14

My dad passed away in February, and since then I've been spending time with his past, since I no longer have a 'present' with him.

In 1967 he did his master's thesis at the University of North Dakota on the equivalence of convergence in nets (he used the term Moore-Smith spaces) and filters.

I remember my dad saying that he and his thesis advisor found the result in his thesis published elsewhere after it was accepted, and that it took a bit of effort for them to find it. But at the same time, a paper from 1955 says that the equivalence of nets and filters was already well-known at that time.

I guess I'm looking for the context of the thesis, historical and otherwise. For example, does the thesis show equivalence by a different approach than what was typically used to show equivalence?

The thesis is online here: Convergence in Topological Spaces

1 Answers1

9

The mentioned article from 1955 by Bartle says, "It is well-known that these theories are equivalent in the sense that there are no proofs attainable by one that cannot be reached by the other." This does not quite say that any formal equivalences are known results. Indeed, Bartle proves some of these without giving another reference for them.

That a filter base is a net under reverse inclusion and that the filter base converges to a point in a topological space if and only if each net of "selectors" converges to the point is Theorem 8 in

Birkhoff, Garrett. "Moore-Smith convergence in general topology." Annals of Mathematics 38.1 (1937): 39-56.

Birkhoff didn't use the name "filter base," though; he introduced the idea himself independently in a presentation in 1935.

The result that the family of sets containing some remainder of a net are filters, and that every filter can be obtained this way is Satz 1.3 in

Sonner, Hans. "Die Polarität zwischen topologischen Räumen und Limesräumen." Archiv der Mathematik 4.5 (1953): 461-469.
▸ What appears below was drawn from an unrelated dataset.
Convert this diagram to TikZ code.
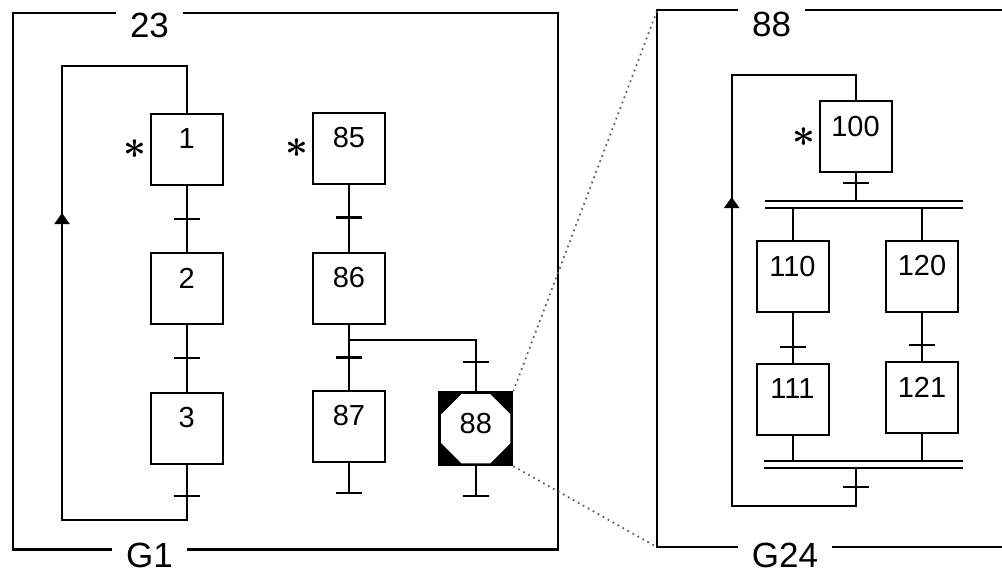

This result corresponds to Theorem 4.1. in your father's thesis. Sonner writes that this was proven first by Jürgen Schmidt, who (in the next paper) denied this and claims this was probably already known.

A result that identifies filter with the intersection of eventuality filters obtained by selectors is given in

Bruns, Günter, and Jürgen Schmidt. "Zur Äquivalenz von Moore‐Smith‐Folgen und Filtern." Mathematische Nachrichten 13.3‐4 (1955): 169-186.

The statement is very different, but the idea parallels Lemma 4.1 and Theorem 4.2 in your father's thesis. However, your father constructed essentially a single "maximal" net of this form.

Relevant to the question, Bruns and Schmidt write that there was wide vague agreement that filters and nets are equivalent without precise results actually relating them.

The same construction of a filter (base) from a net is given as Proposition 2.1.(a)

Bartle, Robert G. "Nets and filters in topology." The American Mathematical Monthly 62.8 (1955): 551-557.

To obtain directed sets from filters, Bartle also uses reverse inclusion in Proposition 2.3(a). There is a footnote right before Proposition 2.3 that gives a different way to associate a directed set and a net with a filter. This is exactly the version that your father used in his thesis. Bartle credits a referee for suggesting it and mentions that the corresponding eventuality filter is then the original filter, which is Theorem 4.2 in your father's thesis.